* [DATA BLOCK]:
########
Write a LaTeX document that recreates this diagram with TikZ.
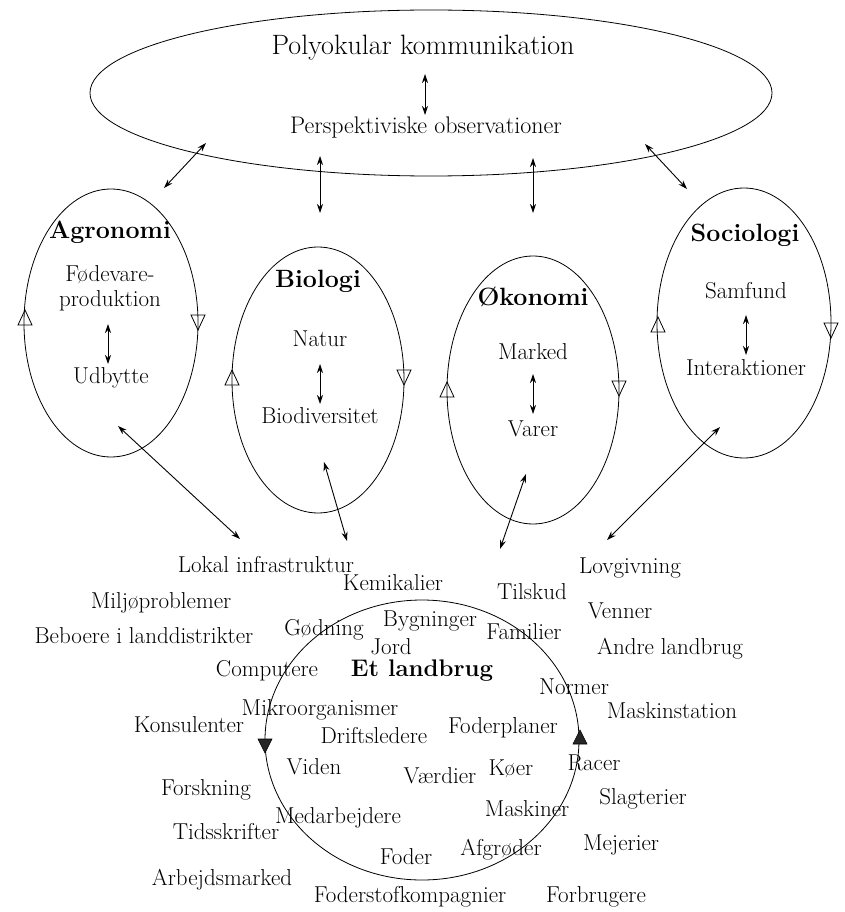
\documentclass[tikz,border=0pt]{standalone}
\usetikzlibrary{shapes.geometric,arrows.meta}
\begin{document}
\begin{tikzpicture}[x=1pt,y=-1pt,
  lbl/.style={inner sep=0pt,font=\fontsize{23}{25}\selectfont,text height=0.7em,text depth=0.2em},
  head/.style={inner sep=0pt,font=\fontsize{25}{27}\selectfont\bfseries,text height=0.7em,text depth=0.2em},
  ring/.style={draw,ellipse,inner sep=0pt,line width=0.8pt},
  dbl/.style={{Stealth[length=9pt,width=6pt]}-{Stealth[length=9pt,width=6pt]},line width=0.9pt},
  otri/.style={draw,line width=0.8pt},
  ftri/.style={draw,fill=black!85,line width=0.6pt}]
\useasboundingbox (0,0) rectangle (844,912);
% top ellipse
\node[ring,minimum width=682pt,minimum height=166pt] (top) at (431,93) {};
\node[lbl,font=\fontsize{28}{30}\selectfont] (poly) at (423,52) {Polyokular kommunikation};
\node[lbl,font=\fontsize{24}{26}\selectfont] (persp) at (426,131) {Perspektiviske observationer};
\coordinate (pa) at (425,74); \coordinate (pb) at (425,115);
\draw[dbl] (pa) -- (pb);
% subject ellipses
\node[ring,minimum width=174pt,minimum height=268pt] (agro) at (111,323) {};
\node[ring,minimum width=172pt,minimum height=266pt] (bio) at (318,380) {};
\node[ring,minimum width=172pt,minimum height=268pt] (oko) at (533,390) {};
\node[ring,minimum width=174pt,minimum height=270pt] (soc) at (744,323) {};
% open triangles
\draw[otri] (25,310) -- ++(7,15) -- ++(-14,0) -- cycle;
\draw[otri] (198,330) -- ++(7,-15) -- ++(-14,0) -- cycle;
\draw[otri] (232,370) -- ++(7,15) -- ++(-14,0) -- cycle;
\draw[otri] (404,385) -- ++(7,-15) -- ++(-14,0) -- cycle;
\draw[otri] (447,382) -- ++(7,15) -- ++(-14,0) -- cycle;
\draw[otri] (619,396) -- ++(7,-15) -- ++(-14,0) -- cycle;
\draw[otri] (658,317) -- ++(7,15) -- ++(-14,0) -- cycle;
\draw[otri] (831,338) -- ++(7,-15) -- ++(-14,0) -- cycle;
% texts in ellipses
\node[head] (agroh) at (110,236) {Agronomi};
\node[lbl] (agro1) at (110,279) {Fødevare-};
\node[lbl] (agro2) at (110,304) {produktion};
\node[lbl] (agro3) at (111,381) {Udbytte};
\coordinate (aa) at (108,324); \coordinate (ab) at (108,364);
\draw[dbl] (aa) -- (ab);
\node[head] (bioh) at (318,285) {Biologi};
\node[lbl] (bio1) at (320,344) {Natur};
\node[lbl] (bio2) at (320,421) {Biodiversitet};
\coordinate (ba) at (320,364); \coordinate (bb) at (320,404);
\draw[dbl] (ba) -- (bb);
\node[head] (okoh) at (533,303) {Økonomi};
\node[lbl] (oko1) at (533,357) {Marked};
\node[lbl] (oko2) at (533,434) {Varer};
\coordinate (oa) at (533,374); \coordinate (ob) at (533,414);
\draw[dbl] (oa) -- (ob);
\node[head] (soch) at (745,239) {Sociologi};
\node[lbl] (soc1) at (746,296) {Samfund};
\node[lbl] (soc2) at (746,373) {Interaktioner};
\coordinate (sa) at (746,315); \coordinate (sb) at (746,355);
\draw[dbl] (sa) -- (sb);
% arrows top ellipse to subjects
\coordinate (t1) at (206,143); \coordinate (t1b) at (164,188);
\coordinate (t2) at (320,156); \coordinate (t2b) at (320,213);
\coordinate (t3) at (533,158); \coordinate (t3b) at (533,213);
\coordinate (t4) at (645,144); \coordinate (t4b) at (687,189);
\draw[dbl] (t1) -- (t1b);
\draw[dbl] (t2) -- (t2b);
\draw[dbl] (t3) -- (t3b);
\draw[dbl] (t4) -- (t4b);
% arrows subjects to farm
\coordinate (l1) at (118,426); \coordinate (l1b) at (240,539);
\coordinate (l2) at (324,462); \coordinate (l2b) at (347,541);
\coordinate (l3) at (526,474); \coordinate (l3b) at (500,549);
\coordinate (l4) at (720,427); \coordinate (l4b) at (607,540);
\draw[dbl] (l1) -- (l1b);
\draw[dbl] (l2) -- (l2b);
\draw[dbl] (l3) -- (l3b);
\draw[dbl] (l4) -- (l4b);
% farm circle
\node[ring,minimum width=314pt,minimum height=280pt] (farm) at (422,740) {};
\draw[ftri] (265,753) -- ++(7,-14) -- ++(-14,0) -- cycle;
\draw[ftri] (580,730) -- ++(7,14) -- ++(-14,0) -- cycle;
\node[head,font=\fontsize{24}{26}\selectfont\bfseries] (farmh) at (422,674) {Et landbrug};
% words
\node[lbl] (w1) at (266,570) {Lokal infrastruktur};
\node[lbl] (w2) at (393,588) {Kemikalier};
\node[lbl] (w3) at (161,606) {Miljøproblemer};
\node[lbl] (w4) at (144,641) {Beboere i landdistrikter};
\node[lbl] (w5) at (324,633) {Gødning};
\node[lbl] (w6) at (430,624) {Bygninger};
\node[lbl] (w7) at (391,652) {Jord};
\node[lbl] (w8) at (267,674) {Computere};
\node[lbl] (w9) at (320,713) {Mikroorganismer};
\node[lbl] (w10) at (189,730) {Konsulenter};
\node[lbl] (w11) at (374,741) {Driftsledere};
\node[lbl] (w12) at (314,772) {Viden};
\node[lbl] (w13) at (440,781) {Værdier};
\node[lbl] (w14) at (206,793) {Forskning};
\node[lbl] (w15) at (338,821) {Medarbejdere};
\node[lbl] (w16) at (226,837) {Tidsskrifter};
\node[lbl] (w17) at (406,862) {Foder};
\node[lbl] (w18) at (222,883) {Arbejdsmarked};
\node[lbl] (w19) at (410,900) {Foderstofkompagnier};
\node[lbl] (w20) at (630,571) {Lovgivning};
\node[lbl] (w21) at (532,597) {Tilskud};
\node[lbl] (w22) at (620,616) {Venner};
\node[lbl] (w23) at (524,637) {Familier};
\node[lbl] (w24) at (670,652) {Andre landbrug};
\node[lbl] (w25) at (574,692) {Normer};
\node[lbl] (w26) at (672,716) {Maskinstation};
\node[lbl] (w27) at (503,731) {Foderplaner};
\node[lbl] (w28) at (594,768) {Racer};
\node[lbl] (w29) at (511,773) {Køer};
\node[lbl] (w30) at (643,802) {Slagterier};
\node[lbl] (w31) at (527,814) {Maskiner};
\node[lbl] (w32) at (621,848) {Mejerier};
\node[lbl] (w33) at (501,853) {Afgrøder};
\node[lbl] (w34) at (596,900) {Forbrugere};
\end{tikzpicture}
\end{document}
########
* [PROBLEM TO WORK ON]:
Transcribe all the data word for word; the images stay out.

* [EXPECTED ANSWER]:
Write a LaTeX document that recreates this diagram with TikZ.
\documentclass[tikz,border=0pt]{standalone}
\usetikzlibrary{shapes.geometric,arrows.meta}
\begin{document}
\begin{tikzpicture}[x=1pt,y=-1pt,
  lbl/.style={inner sep=0pt,font=\fontsize{23}{25}\selectfont,text height=0.7em,text depth=0.2em},
  head/.style={inner sep=0pt,font=\fontsize{25}{27}\selectfont\bfseries,text height=0.7em,text depth=0.2em},
  ring/.style={draw,ellipse,inner sep=0pt,line width=0.8pt},
  dbl/.style={{Stealth[length=9pt,width=6pt]}-{Stealth[length=9pt,width=6pt]},line width=0.9pt},
  otri/.style={draw,line width=0.8pt},
  ftri/.style={draw,fill=black!85,line width=0.6pt}]
\useasboundingbox (0,0) rectangle (844,912);
% top ellipse
\node[ring,minimum width=682pt,minimum height=166pt] (top) at (431,93) {};
\node[lbl,font=\fontsize{28}{30}\selectfont] (poly) at (423,52) {Polyokular kommunikation};
\node[lbl,font=\fontsize{24}{26}\selectfont] (persp) at (426,131) {Perspektiviske observationer};
\coordinate (pa) at (425,74); \coordinate (pb) at (425,115);
\draw[dbl] (pa) -- (pb);
% subject ellipses
\node[ring,minimum width=174pt,minimum height=268pt] (agro) at (111,323) {};
\node[ring,minimum width=172pt,minimum height=266pt] (bio) at (318,380) {};
\node[ring,minimum width=172pt,minimum height=268pt] (oko) at (533,390) {};
\node[ring,minimum width=174pt,minimum height=270pt] (soc) at (744,323) {};
% open triangles
\draw[otri] (25,310) -- ++(7,15) -- ++(-14,0) -- cycle;
\draw[otri] (198,330) -- ++(7,-15) -- ++(-14,0) -- cycle;
\draw[otri] (232,370) -- ++(7,15) -- ++(-14,0) -- cycle;
\draw[otri] (404,385) -- ++(7,-15) -- ++(-14,0) -- cycle;
\draw[otri] (447,382) -- ++(7,15) -- ++(-14,0) -- cycle;
\draw[otri] (619,396) -- ++(7,-15) -- ++(-14,0) -- cycle;
\draw[otri] (658,317) -- ++(7,15) -- ++(-14,0) -- cycle;
\draw[otri] (831,338) -- ++(7,-15) -- ++(-14,0) -- cycle;
% texts in ellipses
\node[head] (agroh) at (110,236) {Agronomi};
\node[lbl] (agro1) at (110,279) {Fødevare-};
\node[lbl] (agro2) at (110,304) {produktion};
\node[lbl] (agro3) at (111,381) {Udbytte};
\coordinate (aa) at (108,324); \coordinate (ab) at (108,364);
\draw[dbl] (aa) -- (ab);
\node[head] (bioh) at (318,285) {Biologi};
\node[lbl] (bio1) at (320,344) {Natur};
\node[lbl] (bio2) at (320,421) {Biodiversitet};
\coordinate (ba) at (320,364); \coordinate (bb) at (320,404);
\draw[dbl] (ba) -- (bb);
\node[head] (okoh) at (533,303) {Økonomi};
\node[lbl] (oko1) at (533,357) {Marked};
\node[lbl] (oko2) at (533,434) {Varer};
\coordinate (oa) at (533,374); \coordinate (ob) at (533,414);
\draw[dbl] (oa) -- (ob);
\node[head] (soch) at (745,239) {Sociologi};
\node[lbl] (soc1) at (746,296) {Samfund};
\node[lbl] (soc2) at (746,373) {Interaktioner};
\coordinate (sa) at (746,315); \coordinate (sb) at (746,355);
\draw[dbl] (sa) -- (sb);
% arrows top ellipse to subjects
\coordinate (t1) at (206,143); \coordinate (t1b) at (164,188);
\coordinate (t2) at (320,156); \coordinate (t2b) at (320,213);
\coordinate (t3) at (533,158); \coordinate (t3b) at (533,213);
\coordinate (t4) at (645,144); \coordinate (t4b) at (687,189);
\draw[dbl] (t1) -- (t1b);
\draw[dbl] (t2) -- (t2b);
\draw[dbl] (t3) -- (t3b);
\draw[dbl] (t4) -- (t4b);
% arrows subjects to farm
\coordinate (l1) at (118,426); \coordinate (l1b) at (240,539);
\coordinate (l2) at (324,462); \coordinate (l2b) at (347,541);
\coordinate (l3) at (526,474); \coordinate (l3b) at (500,549);
\coordinate (l4) at (720,427); \coordinate (l4b) at (607,540);
\draw[dbl] (l1) -- (l1b);
\draw[dbl] (l2) -- (l2b);
\draw[dbl] (l3) -- (l3b);
\draw[dbl] (l4) -- (l4b);
% farm circle
\node[ring,minimum width=314pt,minimum height=280pt] (farm) at (422,740) {};
\draw[ftri] (265,753) -- ++(7,-14) -- ++(-14,0) -- cycle;
\draw[ftri] (580,730) -- ++(7,14) -- ++(-14,0) -- cycle;
\node[head,font=\fontsize{24}{26}\selectfont\bfseries] (farmh) at (422,674) {Et landbrug};
% words
\node[lbl] (w1) at (266,570) {Lokal infrastruktur};
\node[lbl] (w2) at (393,588) {Kemikalier};
\node[lbl] (w3) at (161,606) {Miljøproblemer};
\node[lbl] (w4) at (144,641) {Beboere i landdistrikter};
\node[lbl] (w5) at (324,633) {Gødning};
\node[lbl] (w6) at (430,624) {Bygninger};
\node[lbl] (w7) at (391,652) {Jord};
\node[lbl] (w8) at (267,674) {Computere};
\node[lbl] (w9) at (320,713) {Mikroorganismer};
\node[lbl] (w10) at (189,730) {Konsulenter};
\node[lbl] (w11) at (374,741) {Driftsledere};
\node[lbl] (w12) at (314,772) {Viden};
\node[lbl] (w13) at (440,781) {Værdier};
\node[lbl] (w14) at (206,793) {Forskning};
\node[lbl] (w15) at (338,821) {Medarbejdere};
\node[lbl] (w16) at (226,837) {Tidsskrifter};
\node[lbl] (w17) at (406,862) {Foder};
\node[lbl] (w18) at (222,883) {Arbejdsmarked};
\node[lbl] (w19) at (410,900) {Foderstofkompagnier};
\node[lbl] (w20) at (630,571) {Lovgivning};
\node[lbl] (w21) at (532,597) {Tilskud};
\node[lbl] (w22) at (620,616) {Venner};
\node[lbl] (w23) at (524,637) {Familier};
\node[lbl] (w24) at (670,652) {Andre landbrug};
\node[lbl] (w25) at (574,692) {Normer};
\node[lbl] (w26) at (672,716) {Maskinstation};
\node[lbl] (w27) at (503,731) {Foderplaner};
\node[lbl] (w28) at (594,768) {Racer};
\node[lbl] (w29) at (511,773) {Køer};
\node[lbl] (w30) at (643,802) {Slagterier};
\node[lbl] (w31) at (527,814) {Maskiner};
\node[lbl] (w32) at (621,848) {Mejerier};
\node[lbl] (w33) at (501,853) {Afgrøder};
\node[lbl] (w34) at (596,900) {Forbrugere};
\end{tikzpicture}
\end{document}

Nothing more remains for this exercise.